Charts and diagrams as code
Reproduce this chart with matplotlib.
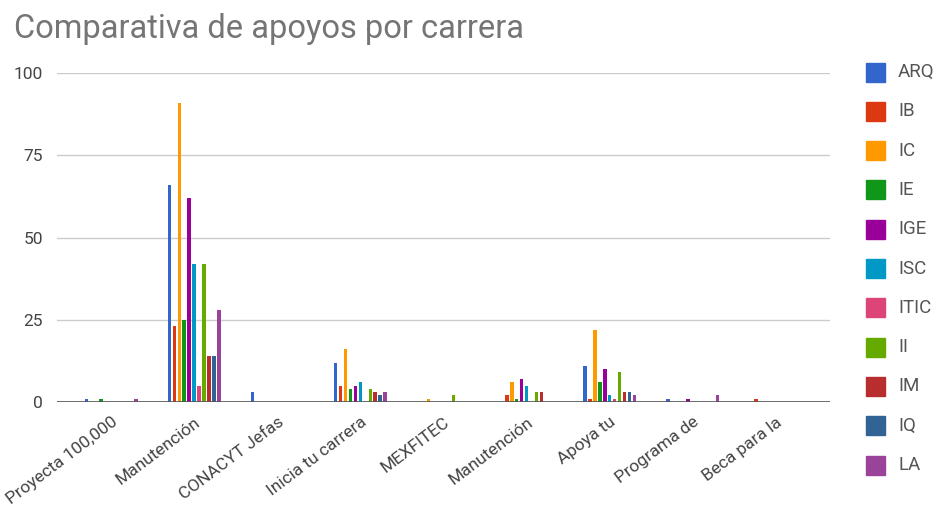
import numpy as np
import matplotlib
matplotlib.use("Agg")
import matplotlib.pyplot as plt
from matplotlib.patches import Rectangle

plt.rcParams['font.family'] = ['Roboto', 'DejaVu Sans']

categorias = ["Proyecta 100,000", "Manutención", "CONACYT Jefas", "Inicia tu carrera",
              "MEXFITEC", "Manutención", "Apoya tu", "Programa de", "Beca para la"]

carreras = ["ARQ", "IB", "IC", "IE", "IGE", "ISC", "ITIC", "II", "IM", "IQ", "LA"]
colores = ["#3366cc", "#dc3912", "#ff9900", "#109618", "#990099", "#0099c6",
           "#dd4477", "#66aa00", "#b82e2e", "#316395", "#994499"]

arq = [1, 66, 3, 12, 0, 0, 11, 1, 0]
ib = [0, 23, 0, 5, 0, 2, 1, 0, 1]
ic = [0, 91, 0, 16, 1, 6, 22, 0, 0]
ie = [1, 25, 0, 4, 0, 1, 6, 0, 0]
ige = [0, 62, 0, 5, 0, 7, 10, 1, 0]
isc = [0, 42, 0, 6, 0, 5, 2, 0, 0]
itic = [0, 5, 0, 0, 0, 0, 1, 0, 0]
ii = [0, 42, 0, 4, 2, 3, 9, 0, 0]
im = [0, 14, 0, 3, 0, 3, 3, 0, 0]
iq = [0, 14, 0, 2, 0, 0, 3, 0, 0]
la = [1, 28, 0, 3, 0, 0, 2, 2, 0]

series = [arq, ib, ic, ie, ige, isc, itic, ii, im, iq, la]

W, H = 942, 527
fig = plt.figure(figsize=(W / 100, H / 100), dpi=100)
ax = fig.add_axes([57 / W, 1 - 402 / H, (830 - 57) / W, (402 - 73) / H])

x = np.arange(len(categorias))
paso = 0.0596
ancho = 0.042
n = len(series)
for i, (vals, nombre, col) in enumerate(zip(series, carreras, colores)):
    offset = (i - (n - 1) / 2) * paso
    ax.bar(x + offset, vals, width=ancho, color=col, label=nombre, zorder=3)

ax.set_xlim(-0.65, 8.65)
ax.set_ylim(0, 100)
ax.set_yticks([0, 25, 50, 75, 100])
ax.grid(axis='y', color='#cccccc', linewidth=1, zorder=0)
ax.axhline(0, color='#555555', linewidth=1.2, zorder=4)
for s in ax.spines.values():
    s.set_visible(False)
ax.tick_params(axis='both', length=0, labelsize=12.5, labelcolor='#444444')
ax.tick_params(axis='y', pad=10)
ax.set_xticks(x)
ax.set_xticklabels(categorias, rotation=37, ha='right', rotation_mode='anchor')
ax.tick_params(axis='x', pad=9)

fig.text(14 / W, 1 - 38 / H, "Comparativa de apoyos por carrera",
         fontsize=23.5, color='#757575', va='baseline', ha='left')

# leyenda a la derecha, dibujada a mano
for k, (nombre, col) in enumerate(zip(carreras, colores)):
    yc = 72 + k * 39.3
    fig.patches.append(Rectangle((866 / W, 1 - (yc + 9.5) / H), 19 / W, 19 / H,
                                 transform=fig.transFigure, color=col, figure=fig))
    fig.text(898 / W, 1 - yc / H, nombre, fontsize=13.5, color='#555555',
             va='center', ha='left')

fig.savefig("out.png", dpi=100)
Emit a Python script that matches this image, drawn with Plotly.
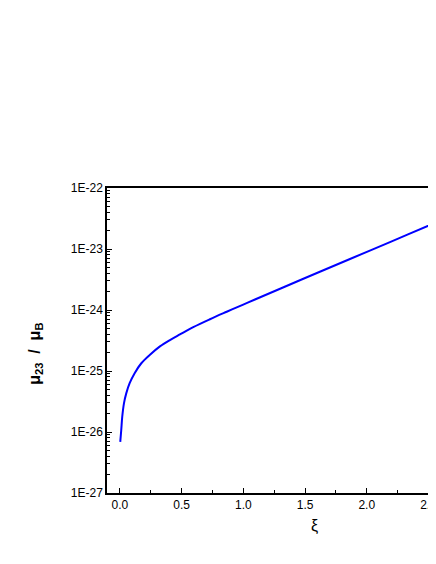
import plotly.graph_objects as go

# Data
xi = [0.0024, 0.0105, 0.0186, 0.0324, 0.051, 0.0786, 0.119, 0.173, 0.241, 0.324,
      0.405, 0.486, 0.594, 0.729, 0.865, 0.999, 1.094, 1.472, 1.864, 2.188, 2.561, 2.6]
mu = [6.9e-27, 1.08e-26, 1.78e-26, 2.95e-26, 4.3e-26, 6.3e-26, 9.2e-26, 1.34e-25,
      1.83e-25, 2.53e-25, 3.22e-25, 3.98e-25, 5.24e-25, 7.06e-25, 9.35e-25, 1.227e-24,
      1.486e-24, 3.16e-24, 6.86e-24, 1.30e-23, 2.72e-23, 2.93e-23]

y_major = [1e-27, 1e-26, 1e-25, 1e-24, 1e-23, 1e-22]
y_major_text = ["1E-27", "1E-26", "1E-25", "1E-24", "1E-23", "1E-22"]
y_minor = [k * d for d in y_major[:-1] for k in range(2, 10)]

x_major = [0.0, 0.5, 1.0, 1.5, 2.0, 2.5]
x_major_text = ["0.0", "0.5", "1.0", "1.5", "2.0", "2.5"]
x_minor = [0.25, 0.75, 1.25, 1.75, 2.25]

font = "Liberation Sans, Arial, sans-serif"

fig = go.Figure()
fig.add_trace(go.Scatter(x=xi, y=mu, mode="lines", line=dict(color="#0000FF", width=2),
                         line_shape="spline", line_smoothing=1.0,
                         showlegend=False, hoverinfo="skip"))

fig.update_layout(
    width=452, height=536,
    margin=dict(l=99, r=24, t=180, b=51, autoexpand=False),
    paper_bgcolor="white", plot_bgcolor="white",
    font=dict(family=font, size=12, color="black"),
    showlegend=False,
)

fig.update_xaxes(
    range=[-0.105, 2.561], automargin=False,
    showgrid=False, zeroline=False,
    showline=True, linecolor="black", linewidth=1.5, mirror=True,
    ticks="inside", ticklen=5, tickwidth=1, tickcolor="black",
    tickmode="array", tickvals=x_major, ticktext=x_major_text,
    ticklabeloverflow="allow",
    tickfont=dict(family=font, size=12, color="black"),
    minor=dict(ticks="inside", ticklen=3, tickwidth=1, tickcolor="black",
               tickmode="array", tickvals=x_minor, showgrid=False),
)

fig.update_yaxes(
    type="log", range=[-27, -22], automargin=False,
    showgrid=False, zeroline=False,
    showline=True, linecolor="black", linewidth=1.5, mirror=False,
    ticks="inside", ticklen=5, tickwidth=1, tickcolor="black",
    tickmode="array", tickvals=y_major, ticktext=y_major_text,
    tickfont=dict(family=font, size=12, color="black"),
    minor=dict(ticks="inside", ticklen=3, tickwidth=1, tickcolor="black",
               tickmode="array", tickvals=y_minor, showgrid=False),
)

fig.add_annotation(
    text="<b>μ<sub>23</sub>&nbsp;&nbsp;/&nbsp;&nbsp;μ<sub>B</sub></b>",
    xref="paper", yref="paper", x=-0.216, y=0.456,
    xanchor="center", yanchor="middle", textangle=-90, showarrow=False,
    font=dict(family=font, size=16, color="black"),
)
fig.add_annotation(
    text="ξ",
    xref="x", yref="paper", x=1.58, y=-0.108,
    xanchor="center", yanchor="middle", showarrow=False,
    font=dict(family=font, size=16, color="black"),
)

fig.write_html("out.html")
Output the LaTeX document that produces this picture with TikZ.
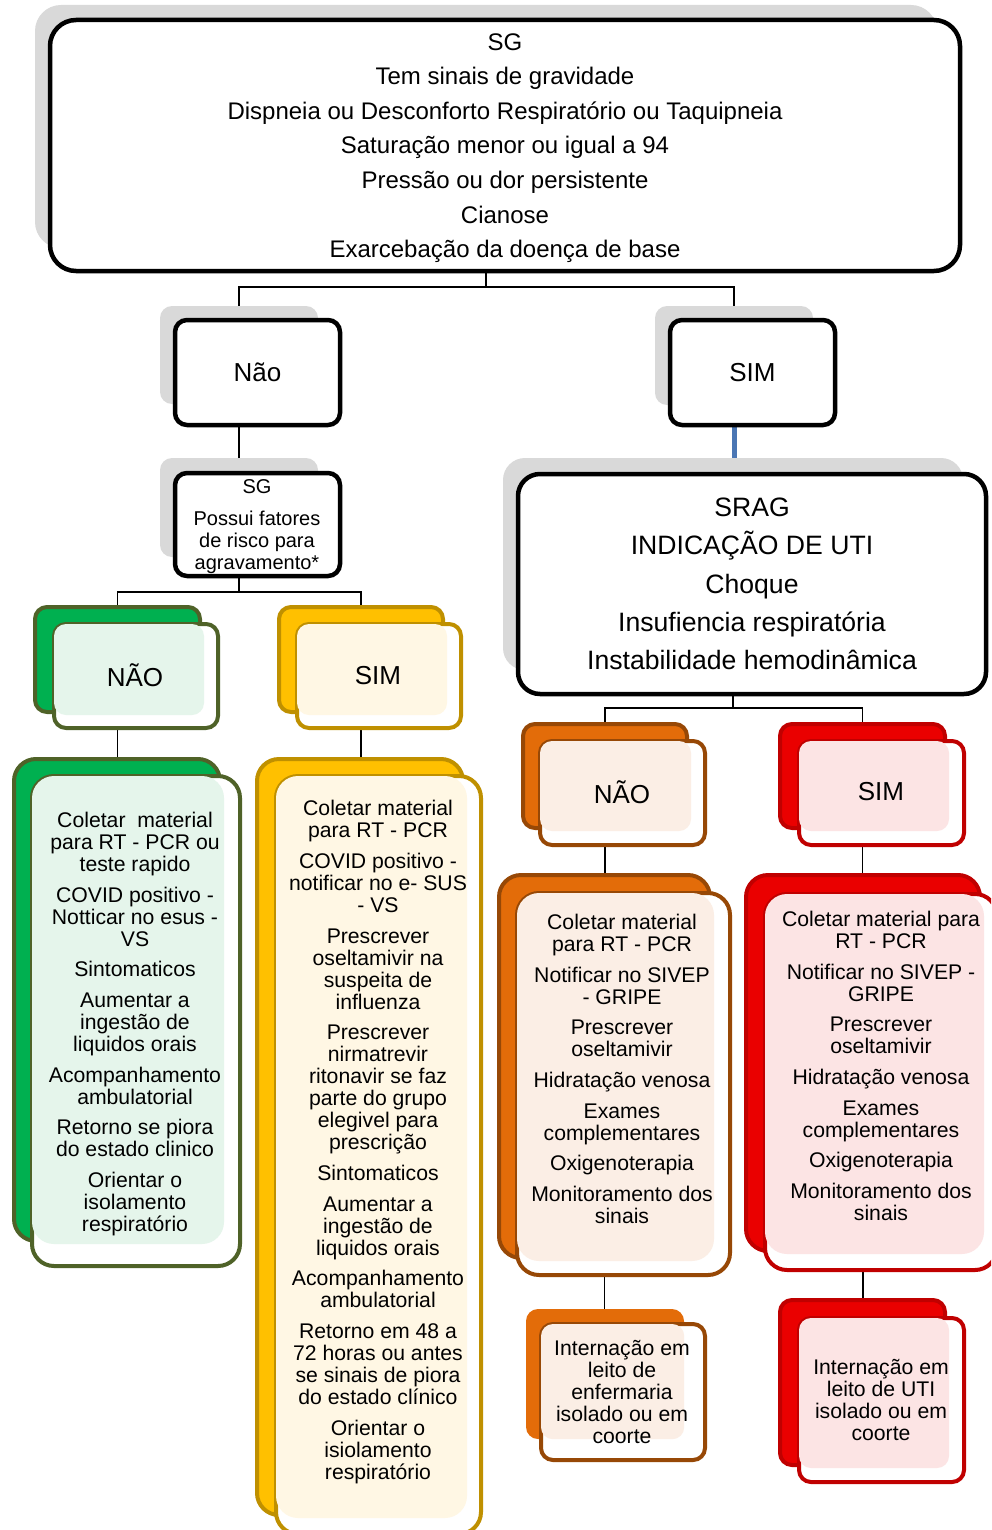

◆ EXERCISE:
Restate the lines of the records exactly, starting at the first and stopping after the line with "ax = fig.add_axes([57". Leave out any picture.

◆ EXERCISE RESULT:
Reproduce this chart with matplotlib.
import numpy as np
import matplotlib
matplotlib.use("Agg")
import matplotlib.pyplot as plt
from matplotlib.patches import Rectangle

plt.rcParams['font.family'] = ['Roboto', 'DejaVu Sans']

categorias = ["Proyecta 100,000", "Manutención", "CONACYT Jefas", "Inicia tu carrera",
              "MEXFITEC", "Manutención", "Apoya tu", "Programa de", "Beca para la"]

carreras = ["ARQ", "IB", "IC", "IE", "IGE", "ISC", "ITIC", "II", "IM", "IQ", "LA"]
colores = ["#3366cc", "#dc3912", "#ff9900", "#109618", "#990099", "#0099c6",
           "#dd4477", "#66aa00", "#b82e2e", "#316395", "#994499"]

arq = [1, 66, 3, 12, 0, 0, 11, 1, 0]
ib = [0, 23, 0, 5, 0, 2, 1, 0, 1]
ic = [0, 91, 0, 16, 1, 6, 22, 0, 0]
ie = [1, 25, 0, 4, 0, 1, 6, 0, 0]
ige = [0, 62, 0, 5, 0, 7, 10, 1, 0]
isc = [0, 42, 0, 6, 0, 5, 2, 0, 0]
itic = [0, 5, 0, 0, 0, 0, 1, 0, 0]
ii = [0, 42, 0, 4, 2, 3, 9, 0, 0]
im = [0, 14, 0, 3, 0, 3, 3, 0, 0]
iq = [0, 14, 0, 2, 0, 0, 3, 0, 0]
la = [1, 28, 0, 3, 0, 0, 2, 2, 0]

series = [arq, ib, ic, ie, ige, isc, itic, ii, im, iq, la]

W, H = 942, 527
fig = plt.figure(figsize=(W / 100, H / 100), dpi=100)
ax = fig.add_axes([57 / W, 1 - 402 / H, (830 - 57) / W, (402 - 73) / H])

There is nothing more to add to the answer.